This article will feature in Issue 35: Fractured Nations (March 2020)

Constance Markievicz (1868 – 1927) seems an unusual figure for a revolutionary. Markievicz was born into a privileged, landholding family that owned estates in both Ireland and England. When she first met what would become the influential republican group, the Daughters of Ireland, she came to the meeting in a ball gown and tiara. Existing members were unimpressed, writing that she was a privileged part-timer who could not understand the struggle of the common woman. Yet Markievicz proved herself to be an ardent radical with a clarity of vision and conviction unsurpassed in the Republican movement of the early 20th century. Her talent for self-promotion and propaganda meant she was a highly visible leader of republican thought, and her writing and work shaped Republican politics long after her death. She is still remembered in Ireland as a folk hero and as an instrumental figure in the creation of the nascent Irish Republic. 

Markievicz’s role in the fight for Irish independence began during a period of increased interest in Irish culture and history among Dublin’s creative elite. Her first encounter with radical politics occurred in 1908 when she attended meetings of both the Daughters of Ireland and Sinn Féin. The Daughters of Ireland played an important part in the development of Irish cultural nationalism. Along with a literary revival, they put on plays that celebrated Irish history, particularly historical Irish women. Such productions being put on by and heavily focussed on women in Irish folklore demonstrates the role that women played in the struggle for a free Ireland, both culturally and politically. 

Markievicz was a dedicated suffragist. She fought for total equality between men and women in a new Irish state, and argued that the causes of Irish nationalism and universal suffrage should be brought together, often clashing with those that sought to minimise one or the other. The uncompromising nature of Markievicz’s political aims led to fractures within the movement, with the rise of the more moderate Irish Women’s Franchise League which sought to gain the political franchise within the UK. Markiewicz argued that this was a betrayal of the Republican cause. Her hardline stance caused a split in the Daughters of Ireland, highlighting her disruptive impact on the movement for Irish cultural nationalism. 

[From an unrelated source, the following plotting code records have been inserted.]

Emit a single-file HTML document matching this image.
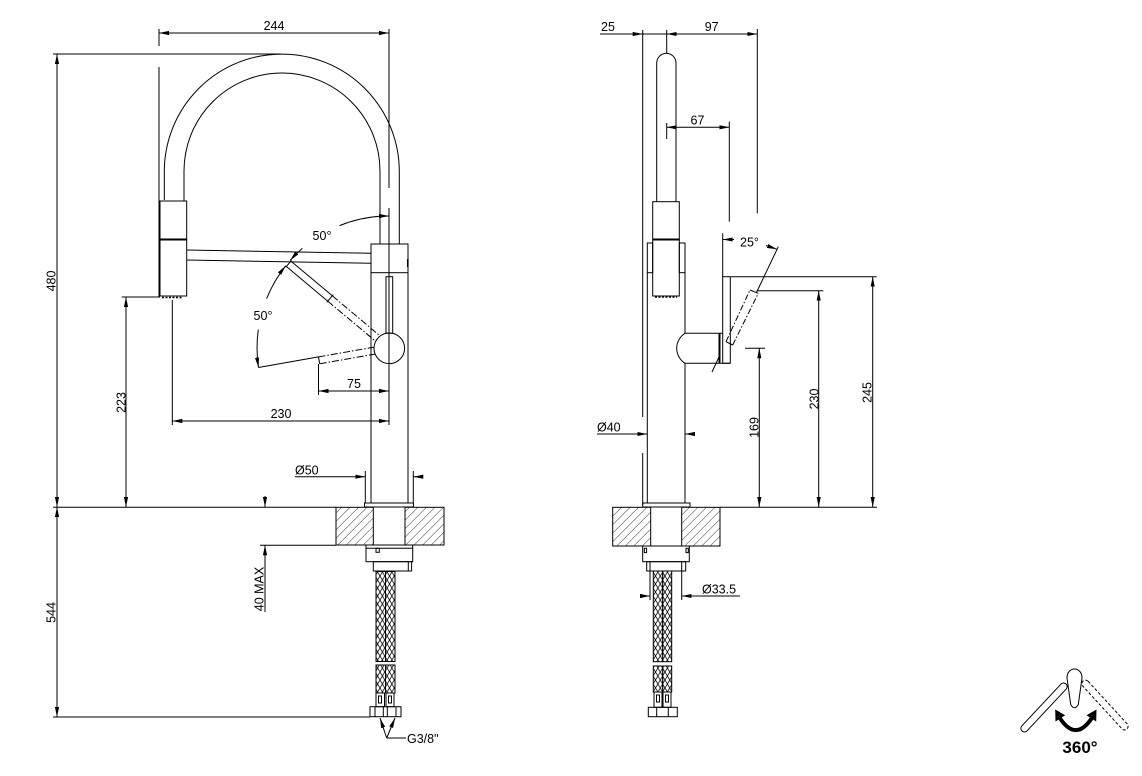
<!DOCTYPE html>
<html><head><meta charset="utf-8"><style>
html,body{margin:0;padding:0;background:#fff;}
svg{display:block}
text{font-family:"Liberation Sans",Arial,sans-serif;font-size:12.5px;fill:#000;stroke:none}
</style></head><body>
<svg width="1142" height="776" viewBox="0 0 1142 776" xmlns="http://www.w3.org/2000/svg">
<defs>
<marker id="a" markerUnits="userSpaceOnUse" markerWidth="11" markerHeight="5" refX="10" refY="2.5" orient="auto-start-reverse"><path d="M0,0.4 L10,2.5 L0,4.6 z" fill="#000" stroke="none"/></marker>
<pattern id="h" width="6" height="6" patternUnits="userSpaceOnUse" patternTransform="rotate(45)"><line x1="0" y1="0" x2="0" y2="6" stroke="#000" stroke-width="0.8"/></pattern>
<pattern id="x" width="4.75" height="8" patternUnits="userSpaceOnUse"><path d="M0,0 L4.75,8 M4.75,0 L0,8" stroke="#000" stroke-width="0.8" fill="none"/></pattern>
</defs>
<rect width="1142" height="776" fill="#fff"/>
<g stroke="#000" stroke-width="1" fill="none">
<!-- ===== LEFT VIEW ===== -->
<!-- 244 -->
<line x1="159" y1="33" x2="389" y2="33" marker-start="url(#a)" marker-end="url(#a)"/>
<line x1="159" y1="29" x2="159" y2="46"/>
<line x1="159" y1="67" x2="159" y2="297"/>
<line x1="389" y1="29" x2="389" y2="188"/>
<!-- 480 -->
<line x1="53" y1="54" x2="281" y2="54"/>
<line x1="57" y1="54" x2="57" y2="507" marker-start="url(#a)" marker-end="url(#a)"/>
<!-- arc spout -->
<path d="M164.3,200 L164.3,171.5 A117.5,117.5 0 0 1 399.3,171.5 L399.3,244"/>
<path d="M184,201 L184,171 A98,98 0 0 1 380,171 L380,244"/>
<!-- head -->
<rect x="160" y="201" width="26.7" height="38.5"/>
<rect x="160" y="240" width="26.7" height="56"/>
<line x1="160" y1="239.5" x2="186.7" y2="239.5" stroke-width="2"/>
<line x1="162" y1="297.5" x2="182" y2="297.5" stroke-width="1.5" stroke-dasharray="2 1.5"/>
<!-- horizontal arm -->
<line x1="186.7" y1="250" x2="371" y2="253.3"/>
<line x1="186.7" y1="260" x2="371" y2="263.3"/>
<!-- body -->
<rect x="371" y="244" width="37" height="28.7"/>
<line x1="371" y1="272.7" x2="371" y2="503"/>
<line x1="408" y1="272.7" x2="408" y2="503"/>
<rect x="407" y="259" width="1.6" height="8" fill="#000" stroke="none"/>
<line x1="365.3" y1="471" x2="365.3" y2="503"/>
<line x1="413.3" y1="471" x2="413.3" y2="503"/>
<rect x="364.5" y="503" width="49" height="4"/>
<rect x="386" y="276.7" width="6.7" height="56.5"/>
<line x1="389" y1="208" x2="389" y2="425"/>
<circle cx="389.3" cy="348.3" r="15.3"/>
<!-- upper lever -->
<line x1="290.9" y1="261.1" x2="332.3" y2="295.8"/>
<line x1="286.4" y1="266.5" x2="327.8" y2="301.2"/>
<line x1="332.3" y1="295.8" x2="379.8" y2="335.7" stroke-dasharray="7 2 1.5 2"/>
<line x1="327.8" y1="301.2" x2="375.3" y2="341.0" stroke-dasharray="7 2 1.5 2"/>
<line x1="291.5" y1="260.3" x2="285.8" y2="267.2"/>
<line x1="333.2" y1="294.7" x2="326.8" y2="302.3"/>
<!-- lower lever -->
<line x1="318.5" y1="356.9" x2="373.6" y2="347.2" stroke-dasharray="7 2 1.5 2"/>
<line x1="319.7" y1="363.8" x2="374.8" y2="354.1" stroke-dasharray="7 2 1.5 2"/>
<line x1="318.5" y1="356.9" x2="319.7" y2="363.8"/>
<line x1="258.4" y1="367.5" x2="318.5" y2="356.9"/>
<!-- angle arcs -->
<path d="M339.6,225.6 A132,132 0 0 1 389,216" marker-end="url(#a)"/>
<path d="M302.4,248.4 A132,132 0 0 0 290.1,260.5" marker-end="url(#a)"/>
<path d="M266.6,298.6 A132,132 0 0 1 285.7,265.8" marker-end="url(#a)"/>
<path d="M258.3,329.6 A132,132 0 0 0 258.5,367.5" marker-end="url(#a)"/>
<!-- 75 -->
<line x1="318.5" y1="364" x2="318.5" y2="395"/>
<line x1="318.5" y1="391" x2="389" y2="391" marker-start="url(#a)" marker-end="url(#a)"/>
<!-- 230 -->
<line x1="172.3" y1="300" x2="172.3" y2="425"/>
<line x1="172.3" y1="421" x2="389" y2="421" marker-start="url(#a)" marker-end="url(#a)"/>
<!-- 223 -->
<line x1="121.7" y1="297" x2="160" y2="297"/>
<line x1="126" y1="297" x2="126" y2="507" marker-start="url(#a)" marker-end="url(#a)"/>
<!-- floor -->
<line x1="53" y1="507.3" x2="336" y2="507.3"/>
<!-- Ø50 -->
<line x1="295" y1="476.7" x2="365.3" y2="476.7" marker-end="url(#a)"/>
<line x1="423" y1="476.7" x2="413.3" y2="476.7" marker-end="url(#a)"/>
<!-- 40 MAX -->
<line x1="265" y1="496" x2="265" y2="507" marker-end="url(#a)"/>
<line x1="265" y1="612" x2="265" y2="545.3" marker-end="url(#a)"/>
<line x1="260" y1="545.3" x2="336" y2="545.3"/>
<!-- 544 -->
<line x1="57" y1="507" x2="57" y2="717" marker-start="url(#a)" marker-end="url(#a)"/>
<line x1="53" y1="717" x2="370" y2="717"/>
<!-- counter -->
<rect x="336" y="507.3" width="37.3" height="37.7" fill="url(#h)"/>
<rect x="405" y="507.3" width="39" height="37.7" fill="url(#h)"/>
<line x1="373.3" y1="545" x2="405" y2="545"/>
<!-- nut -->
<rect x="366" y="545" width="46.7" height="16.7"/>
<line x1="366" y1="548.3" x2="412.7" y2="548.3"/>
<rect x="376" y="548.3" width="3.3" height="4"/>
<rect x="373.3" y="561.7" width="38.3" height="9.3"/>
<line x1="408.3" y1="562" x2="408.3" y2="571"/>
<!-- hoses -->
<rect x="376" y="571.5" width="9.5" height="90" fill="url(#x)"/>
<rect x="385.5" y="571.5" width="9.5" height="90" fill="url(#x)"/>
<rect x="376" y="665" width="9.5" height="28" fill="url(#x)"/>
<rect x="385.5" y="665" width="9.5" height="28" fill="url(#x)"/>
<rect x="376" y="693" width="8.5" height="13.7"/>
<rect x="386" y="693" width="8" height="13.7"/>
<rect x="378.5" y="696" width="3" height="7"/>
<rect x="388.5" y="696" width="3" height="7"/>
<rect x="370" y="706.7" width="31" height="10"/>
<line x1="375" y1="706.7" x2="375" y2="716.7"/>
<line x1="383.3" y1="706.7" x2="383.3" y2="716.7"/>
<line x1="387.3" y1="706.7" x2="387.3" y2="716.7"/>
<line x1="396" y1="706.7" x2="396" y2="716.7"/>
<!-- G3/8 -->
<line x1="386.7" y1="738" x2="380" y2="718" marker-end="url(#a)"/>
<line x1="386.7" y1="738" x2="395" y2="718" marker-end="url(#a)"/>
<line x1="386.7" y1="738" x2="406" y2="738"/>

<!-- ===== RIGHT VIEW ===== -->
<line x1="600" y1="34" x2="757.3" y2="34"/>
<line x1="632" y1="34" x2="642.7" y2="34" marker-end="url(#a)"/>
<line x1="677" y1="34" x2="666.7" y2="34" marker-end="url(#a)"/>
<line x1="747" y1="34" x2="757.3" y2="34" marker-end="url(#a)"/>
<line x1="642.7" y1="30" x2="642.7" y2="417"/>
<line x1="642.7" y1="453" x2="642.7" y2="505"/>
<line x1="666.7" y1="30" x2="666.7" y2="53"/>
<line x1="757.3" y1="29" x2="757.3" y2="213.3"/>
<!-- 67 -->
<line x1="666.7" y1="127.3" x2="729.3" y2="127.3" marker-start="url(#a)" marker-end="url(#a)"/>
<line x1="666.7" y1="123" x2="666.7" y2="139"/>
<line x1="729.3" y1="121.7" x2="729.3" y2="221.7"/>
<!-- spout -->
<path d="M656.7,201.7 L656.7,63 A9.65,9.65 0 0 1 676,63 L676,201.7"/>
<rect x="652.7" y="201.7" width="26.6" height="38"/>
<rect x="652.7" y="240" width="26.6" height="56"/>
<line x1="652.7" y1="239.5" x2="679.3" y2="239.5" stroke-width="2"/>
<line x1="655" y1="297" x2="677" y2="297" stroke-width="1.5" stroke-dasharray="2 1.5"/>
<rect x="647.3" y="243" width="5.4" height="29.7"/>
<rect x="679.3" y="243" width="5.7" height="29.7"/>
<line x1="647.3" y1="272.7" x2="647.3" y2="503"/>
<line x1="685" y1="272.7" x2="685" y2="333.3"/>
<line x1="685" y1="363.3" x2="685" y2="503"/>
<rect x="642.7" y="503" width="47.3" height="4"/>
<!-- Ø40 -->
<line x1="597" y1="434" x2="647.3" y2="434" marker-end="url(#a)"/>
<line x1="695" y1="434" x2="685" y2="434" marker-end="url(#a)"/>
<!-- handle -->
<path d="M722.7,333.3 L685,333.3 A17.7,17.7 0 0 0 685,363.3 L730.3,363.3" fill="#fff"/>
<line x1="719.5" y1="333.3" x2="719.5" y2="363.3" stroke-width="2"/>
<rect x="722.7" y="276.7" width="7.6" height="86.6"/>
<line x1="726" y1="341.7" x2="750" y2="290" stroke-dasharray="6 2 1.5 2"/>
<line x1="732.7" y1="345" x2="758.3" y2="293.3" stroke-dasharray="6 2 1.5 2"/>
<line x1="750" y1="290" x2="758.3" y2="293.3"/>
<line x1="726" y1="341.7" x2="732.7" y2="345"/>
<line x1="712" y1="372" x2="719" y2="357"/>
<line x1="756.7" y1="292" x2="778.3" y2="246.7"/>
<line x1="722.7" y1="233.3" x2="722.7" y2="276.7"/>
<line x1="734" y1="239.5" x2="722.7" y2="239.5" marker-end="url(#a)"/>
<line x1="766" y1="245.5" x2="777" y2="249.3" marker-end="url(#a)"/>
<!-- 245 / 230 / 169 -->
<line x1="731" y1="276.7" x2="876.7" y2="276.7"/>
<line x1="872.7" y1="276.7" x2="872.7" y2="507" marker-start="url(#a)" marker-end="url(#a)"/>
<line x1="756.7" y1="290.7" x2="823.3" y2="290.7"/>
<line x1="818.7" y1="290.7" x2="818.7" y2="507" marker-start="url(#a)" marker-end="url(#a)"/>
<line x1="745" y1="348.3" x2="765" y2="348.3"/>
<line x1="759.3" y1="348.3" x2="759.3" y2="507" marker-start="url(#a)" marker-end="url(#a)"/>
<line x1="720" y1="507.3" x2="877" y2="507.3"/>
<!-- counter -->
<rect x="612.7" y="507.3" width="38" height="38.7" fill="url(#h)"/>
<rect x="681.7" y="507.3" width="38.3" height="38.7" fill="url(#h)"/>
<line x1="650.7" y1="546" x2="681.7" y2="546"/>
<rect x="642.7" y="546" width="46.6" height="15.7"/>
<rect x="644.3" y="548.3" width="2.3" height="4.3"/>
<rect x="686" y="548.3" width="2.3" height="4.3"/>
<rect x="646.7" y="561.7" width="39" height="9.3"/>
<line x1="650" y1="561.7" x2="650" y2="571"/>
<line x1="681.7" y1="561.7" x2="681.7" y2="571"/>
<rect x="653.3" y="571" width="9.4" height="90.7" fill="url(#x)"/>
<rect x="662.7" y="571" width="9" height="90.7" fill="url(#x)"/>
<rect x="653.3" y="666" width="9.4" height="26" fill="url(#x)"/>
<rect x="662.7" y="666" width="9" height="26" fill="url(#x)"/>
<rect x="654" y="692" width="8" height="15.3"/>
<rect x="663" y="692" width="8" height="15.3"/>
<rect x="656.5" y="695" width="3" height="7"/>
<rect x="665.5" y="695" width="3" height="7"/>
<rect x="648.3" y="707.3" width="29" height="9.4"/>
<line x1="656.7" y1="707.3" x2="656.7" y2="716.7"/>
<line x1="668.3" y1="707.3" x2="668.3" y2="716.7"/>
<!-- Ø33.5 -->
<line x1="650" y1="571" x2="650" y2="600"/>
<line x1="681.7" y1="571" x2="681.7" y2="600"/>
<line x1="640" y1="596" x2="650" y2="596" marker-end="url(#a)"/>
<line x1="740" y1="596" x2="681.7" y2="596" marker-end="url(#a)"/>

<!-- ===== 360 icon ===== -->
<rect x="-32.5" y="-3.6" width="65" height="7.2" rx="3.6" transform="translate(1105,705) rotate(47.5)" stroke-dasharray="3 2"/>
<rect x="-32.2" y="-3.6" width="64.4" height="7.2" rx="3.6" fill="#fff" transform="translate(1044,707.5) rotate(-46.9)"/>
<path d="M1067,678 C1067,666 1082,666 1082,678 L1078.3,704.5 Q1074.5,711 1070.7,704.5 Z" fill="#fff"/>
<path d="M1060,718.3 Q1075.8,742 1091.7,718.3" stroke-width="4"/>
<polygon points="1055.2,709.5 1065.2,715.3 1055.5,721.5" fill="#000" stroke="none"/>
<polygon points="1096.5,709.5 1086.5,715.3 1096.2,721.5" fill="#000" stroke="none"/>
</g>

<!-- TEXT -->
<text x="274" y="30" text-anchor="middle">244</text>
<text transform="translate(55.5,281) rotate(-90)" text-anchor="middle">480</text>
<text x="322" y="240" text-anchor="middle">50°</text>
<text x="263" y="320" text-anchor="middle">50°</text>
<text x="354" y="388" text-anchor="middle">75</text>
<text x="281" y="418" text-anchor="middle">230</text>
<text transform="translate(125.5,402.5) rotate(-90)" text-anchor="middle">223</text>
<text x="295" y="474.5">Ø50</text>
<text transform="translate(263.5,589) rotate(-90)" text-anchor="middle">40 MAX</text>
<text transform="translate(55.5,612.5) rotate(-90)" text-anchor="middle">544</text>
<text x="407" y="743">G3/8"</text>
<text x="608" y="31" text-anchor="middle">25</text>
<text x="711.7" y="31" text-anchor="middle">97</text>
<text x="697.5" y="124.5" text-anchor="middle">67</text>
<text x="740" y="246.5">25°</text>
<text x="597" y="431.5">Ø40</text>
<text transform="translate(758.5,427.5) rotate(-90)" text-anchor="middle">169</text>
<text transform="translate(818.3,399) rotate(-90)" text-anchor="middle">230</text>
<text transform="translate(871.5,392.5) rotate(-90)" text-anchor="middle">245</text>
<text x="702" y="593.5">Ø33.5</text>
<text x="1080" y="753" text-anchor="middle" style="font-size:17px;font-weight:bold">360°</text>
</svg>
</body></html>
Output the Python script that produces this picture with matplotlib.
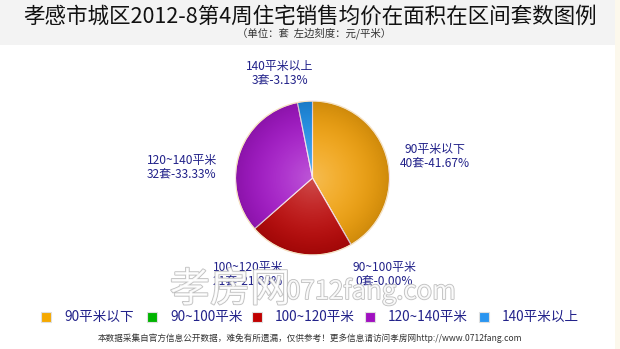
import matplotlib

matplotlib.use("Agg")
import matplotlib.pyplot as plt
import matplotlib.patheffects as pe
import numpy as np
from matplotlib.patches import Rectangle, Circle

plt.rcParams["font.family"] = ["Noto Sans CJK SC", "DejaVu Sans"]

# data
categories = ["90平米以下", "90~100平米", "100~120平米", "120~140平米", "140平米以上"]
legend_names = ["90平米以下", "90~100平米", "100~120平米", "120~140平米", "140平米以上"]
counts = [40, 0, 21, 32, 3]
percents = ["41.67%", "0.00%", "21.88%", "33.33%", "3.13%"]
title = "孝感市城区2012-8第4周住宅销售均价在面积在区间套数图例"
subtitle = "（单位：套  左边刻度：元/平米）"
footer = "本数据采集自官方信息公开数据，难免有所遗漏，仅供参考！更多信息请访问孝房网http://www.0712fang.com"

# style
slice_colors = ["#f2a20e", "#00b000", "#bc0a0a", "#a418c8", "#2090e8"]
legend_colors = ["#f5a800", "#00b400", "#c00000", "#a010c0", "#2a95f0"]
label_color = "#22228a"
W, H = 620, 349


def px(x, y):
    return x / W, 1 - y / H


fig = plt.figure(figsize=(W / 100, H / 100), dpi=100)
fig.patch.set_facecolor("white")
fig.patches.append(Rectangle(px(0, 45), 1, 45 / H, transform=fig.transFigure,
                             facecolor="#f3f3f3", edgecolor="none", zorder=0))
fig.patches.append(Rectangle(px(615, 349), 5 / W, 1, transform=fig.transFigure,
                             facecolor="#fcf8ec", edgecolor="none", zorder=0))

fig.text(*px(310, 17), title, ha="center", va="center", fontsize=15.5,
         color="#111111")
fig.text(*px(314, 33), subtitle, ha="center", va="center", fontsize=7.5,
         color="#333333")

# pie
cx, cy, r = 312.5, 178, 77
ax = fig.add_axes([(cx - r) / W, (H - cy - r) / H, 2 * r / W, 2 * r / H])
wedges, _ = ax.pie(counts, colors=slice_colors, startangle=90, counterclock=False,
                   radius=1, wedgeprops=dict(edgecolor="#f6e0e8", linewidth=0.8))
ax.set_xlim(-1, 1)
ax.set_ylim(-1, 1)
ax.set_aspect("auto")
ax.axis("off")
# radial shading: light centre, darker rim
g = np.linspace(-1, 1, 300)
xx, yy = np.meshgrid(g, g)
rr = np.sqrt(xx ** 2 + yy ** 2)
light = np.clip(1 - rr, 0, 1) ** 1.6 * 0.28
dark = np.clip(rr, 0, 1) ** 3 * 0.15
shade = np.zeros((300, 300, 4))
shade[..., :3] = (light / (light + dark + 1e-9))[..., None]
shade[..., 3] = light + dark
im = ax.imshow(shade, extent=(-1, 1, -1, 1), origin="lower", zorder=3)
im.set_clip_path(Circle((0, 0), 1, transform=ax.transData))
ax.add_patch(Circle((0, 0), 1, fill=False, edgecolor="#f8e6c0", lw=0.8, zorder=4))

# slice labels
label_pos = [(435, 156), (384, 274), (248, 274), (182, 167), (280, 73)]
for name, n, p, (lx, ly) in zip(categories, counts, percents, label_pos):
    fig.text(*px(lx, ly), f"{name}\n{n}套-{p}", ha="center", va="center",
             fontsize=8.6, color=label_color, linespacing=1.05)

# watermark
wm = [pe.Stroke(linewidth=1.2, foreground="#b4b4b4"), pe.Normal()]
fig.text(*px(230, 290), "孝房网", ha="center", va="center", fontsize=29,
         color="white", alpha=0.85, path_effects=wm, zorder=10)
fig.text(*px(371, 292), "0712fang.com", ha="center", va="center", fontsize=18.5,
         color="white", alpha=0.85, path_effects=wm, zorder=10)

# legend
sq_x = [46, 152, 257, 370, 484]
for x, c, name in zip(sq_x, legend_colors, legend_names):
    fig.patches.append(Rectangle(px(x - 5, 322), 10 / W, 10 / H,
                                 transform=fig.transFigure, facecolor=c,
                                 edgecolor="#e0e0e0", lw=0.8, zorder=5))
    fig.text(*px(x + 18, 317), name, ha="left", va="center", fontsize=9.8,
             color=label_color)

fig.text(*px(310, 338), footer, ha="center", va="center", fontsize=6.2,
         color="#333333")

fig.savefig("out.png", dpi=100)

While Markievicz clashed with much of the nationalist movement on the relationship between Republicanism and Suffrage, she also fought against the Republican movement’s gender inequalities that existed, in part, due to its close relationship with the Catholic church. After the split in the Daughters of Ireland in 1909, she founded the influential Fianna Eireann, a youth organisation that aimed to educate and organise the younger male generation so as to create the basis for an Irish military. But Markievicz’s involvement was opposed by many of the more conservative elements of the Republican movement, mostly rooted in the Catholic church. Despite this opposition, Markievicz’s teachings dramatically shaped the young nationalist movement. Her progressive ideals would later go on to form a core part of the IRA’s philosophy and many of its early members passed through the Fianna Eireann.

Markiewicz’s role was not just of a teacher and ideologue. She was actively involved in the 1916 Easter Rising as part of the Irish Citizens Army, in active combat as well as in an organisational role. She was one of very few women to hold a senior position in the paramilitary group. When the rising was defeated, she was arrested and only spared execution because of her gender. One of the few figureheads of the movement to survive, she came to be seen as embodying the nationalist struggle.

But perhaps more important than her involvement in nationalist organisations was Markievicz’s role as a source of inspiration for Irish women. Her position as a figurehead for women in politics, although harder to assess, is perhaps the most enduring aspect of her legacy throughout the 20th century. She was the first female MP to be elected to the House of Parliament in 1918, and one of the first women to be a cabinet minister in 1919. Markievicz’s enduring influence on Irish Republicanism is clear when one looks at the diversity of political parties that lay claim to her legacy. Sinn Fein, Irish Labour and Fianna Fail all led a joint demonstration on the anniversary of her death. The co-opting of her image is particularly noticeable by the more conservative party Fianna Fail, where her radical politics and connection to the militancy of Sinn Fein and the IRA are ignored and undermined, as seen in the erection of commemorative statues that downplay her militant role.

Markievicz was a hugely influential figure in the fight for independence, not just due to her actions and accomplishments but because of her role as a trailblazing female politician and revolutionary. A true revolutionary in every sense of the word, her role in Irish independence was just as material as it was symbolic. Her successes with the Daughters of Ireland and Fianna Eireann are just as important as her ability to inspire Irish men and women through her unyielding commitment to her beliefs, and her prominent role in the struggle for an independent Ireland.